Umweltschützer und Atomkraftgegner befürchten nun, dass Hinkley Point C und möglicherweise auch Paks mit Brüsseler Genehmigung Vorbilder für andere Atomprojekte werden könnten. Davon gibt es insbesondere in den östlichen EU-Ländern eine ganze  Menge. „Auch beim ungarischen Fördermodell handelt es sich – analog zu Hinkley Point – um milliardenschwere Subventionen“, sagte die atompolitische Sprecherin der Grünen, Sylvia Kotting-Uhl dieser Zeitung. Die EU-Kommission dürfe jetzt nicht wieder vor der Atomlobby einknicken. „Atomfreundliche Länder wie Polen oder Tschechien scharren schon mit den Hufen, um mit ähnlichen Fördermodellen ihre bisher unwirtschaftlichen Neu- und Ausbauprojekte rentabel zu machen.“

AKW-Risiken betreffen ganz Europa

Die juristische Auseinandersetzung dreht sich um Beihilfen und den Binnenmarkt. In der politischen Auseinandersetzung geht es um die Risiken der Atomkraft: Kommt es in einem Kraftwerk zu einem schweren Unfall, werden die Auswirkungen in Europa auch jenseits der jeweiligen Landesgrenzen zu spüren sein. Zwischen Paks und der österreichischen Hauptstadt Wien liegen nur knapp 260 Kilometer, bis zur deutschen Grenze sind es 460.

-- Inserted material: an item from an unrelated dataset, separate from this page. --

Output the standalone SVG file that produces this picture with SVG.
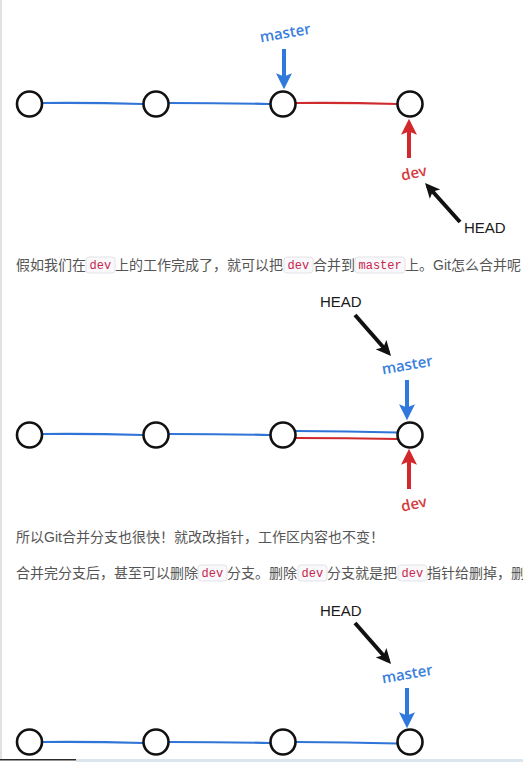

Zumindest beim britischen Projekt Hinkley Point C könnte es freilich sein, dass es nicht einmal der EU-Kommission und des Gerichts der Europäischen Union in Luxemburg bedarf, um den Planungen den Garaus zu machen: Der französische Energiekonzern EDF, der die Meiler im Nachbarland  federführend bauen und betreiben soll, kann sich trotz gigantischer Subventionszusagen aus London bisher nicht zu einer abschließenden Investitions-Entscheidung durchringen.

Neun Mal hat das EDF-Management bereits einen Beschluss dazu vertagt, zuletzt Ende Januar. Der hoch verschuldete Konzern scheut das damit verbundene Risiko. Er hat schon genug mit dem Pannenprojekt in Flamanville (Normandie) zu kämpfen. Dort wird ein neuartiger Reaktortyp errichtet, der auch in Hinkley Point zum Einsatz kommen soll. Doch die Bauarbeiten in Flamanville verzögern sich immer weiter, die Kosten explodieren. Es geht um Beträge in Milliardenhöhe. Die EDF-Mitarbeiteraktionäre warnen bereits, auch in Großbritannien drohe dem französischen Staatskonzern nun eine „finanzielle Katastrophe“.